▸ Task directions
Starting at the first line of the data, please print exactly those lines through the one that holds "fig = plt.figure(figsize=(4.48, 5.25), dpi=100)", omitting every picture.
## START Data provided
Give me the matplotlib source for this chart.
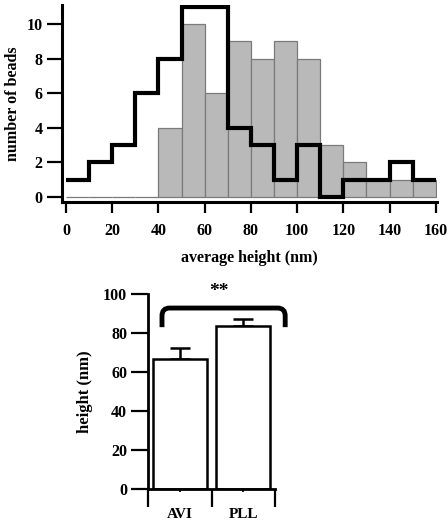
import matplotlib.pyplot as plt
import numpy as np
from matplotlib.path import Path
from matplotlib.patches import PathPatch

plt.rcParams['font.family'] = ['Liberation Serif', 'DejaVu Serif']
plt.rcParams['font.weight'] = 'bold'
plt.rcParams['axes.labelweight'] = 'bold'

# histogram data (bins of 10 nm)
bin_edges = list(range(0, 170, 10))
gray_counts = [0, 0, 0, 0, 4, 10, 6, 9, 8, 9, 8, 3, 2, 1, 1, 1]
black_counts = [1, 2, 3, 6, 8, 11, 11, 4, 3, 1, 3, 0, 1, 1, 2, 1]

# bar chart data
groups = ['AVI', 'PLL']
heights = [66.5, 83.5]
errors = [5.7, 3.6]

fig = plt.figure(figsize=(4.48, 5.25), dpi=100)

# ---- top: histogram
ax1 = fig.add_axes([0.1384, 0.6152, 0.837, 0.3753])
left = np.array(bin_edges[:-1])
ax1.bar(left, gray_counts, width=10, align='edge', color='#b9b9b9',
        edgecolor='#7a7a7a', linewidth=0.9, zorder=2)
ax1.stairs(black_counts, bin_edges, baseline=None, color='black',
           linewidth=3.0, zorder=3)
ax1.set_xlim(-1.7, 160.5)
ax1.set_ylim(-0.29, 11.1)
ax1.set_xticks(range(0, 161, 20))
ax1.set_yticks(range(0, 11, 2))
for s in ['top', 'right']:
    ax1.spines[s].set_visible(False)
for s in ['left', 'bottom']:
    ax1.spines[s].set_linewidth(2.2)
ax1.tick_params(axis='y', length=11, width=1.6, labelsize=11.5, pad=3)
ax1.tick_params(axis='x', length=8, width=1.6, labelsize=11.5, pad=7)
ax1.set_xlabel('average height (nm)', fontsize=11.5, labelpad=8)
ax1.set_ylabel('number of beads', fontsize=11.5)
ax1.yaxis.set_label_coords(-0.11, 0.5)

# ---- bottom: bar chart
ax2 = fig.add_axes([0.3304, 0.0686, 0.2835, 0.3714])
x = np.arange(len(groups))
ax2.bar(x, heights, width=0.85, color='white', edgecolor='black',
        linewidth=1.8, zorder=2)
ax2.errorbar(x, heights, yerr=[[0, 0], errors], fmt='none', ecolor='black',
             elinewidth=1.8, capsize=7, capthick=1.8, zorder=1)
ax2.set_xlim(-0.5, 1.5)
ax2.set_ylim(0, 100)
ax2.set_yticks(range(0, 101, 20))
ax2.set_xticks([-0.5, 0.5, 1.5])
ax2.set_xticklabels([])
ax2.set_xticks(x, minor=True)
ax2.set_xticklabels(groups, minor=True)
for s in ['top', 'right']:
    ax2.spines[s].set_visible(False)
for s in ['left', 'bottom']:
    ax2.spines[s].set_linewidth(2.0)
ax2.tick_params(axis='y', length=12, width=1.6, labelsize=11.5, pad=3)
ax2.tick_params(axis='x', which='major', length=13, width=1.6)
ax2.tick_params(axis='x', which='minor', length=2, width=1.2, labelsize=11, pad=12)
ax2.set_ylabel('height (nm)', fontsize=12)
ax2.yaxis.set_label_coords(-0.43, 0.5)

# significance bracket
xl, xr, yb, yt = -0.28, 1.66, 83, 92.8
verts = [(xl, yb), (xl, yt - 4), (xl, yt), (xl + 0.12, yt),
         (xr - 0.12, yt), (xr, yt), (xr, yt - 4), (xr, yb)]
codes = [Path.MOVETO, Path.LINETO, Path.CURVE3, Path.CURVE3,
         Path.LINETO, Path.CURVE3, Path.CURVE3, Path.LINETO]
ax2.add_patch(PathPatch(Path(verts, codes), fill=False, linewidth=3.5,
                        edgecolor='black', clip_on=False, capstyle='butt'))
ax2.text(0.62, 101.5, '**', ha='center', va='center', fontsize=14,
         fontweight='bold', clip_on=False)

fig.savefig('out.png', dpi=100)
## END Data provided
▸ Answer for the task
Give me the matplotlib source for this chart.
import matplotlib.pyplot as plt
import numpy as np
from matplotlib.path import Path
from matplotlib.patches import PathPatch

plt.rcParams['font.family'] = ['Liberation Serif', 'DejaVu Serif']
plt.rcParams['font.weight'] = 'bold'
plt.rcParams['axes.labelweight'] = 'bold'

# histogram data (bins of 10 nm)
bin_edges = list(range(0, 170, 10))
gray_counts = [0, 0, 0, 0, 4, 10, 6, 9, 8, 9, 8, 3, 2, 1, 1, 1]
black_counts = [1, 2, 3, 6, 8, 11, 11, 4, 3, 1, 3, 0, 1, 1, 2, 1]

# bar chart data
groups = ['AVI', 'PLL']
heights = [66.5, 83.5]
errors = [5.7, 3.6]

fig = plt.figure(figsize=(4.48, 5.25), dpi=100)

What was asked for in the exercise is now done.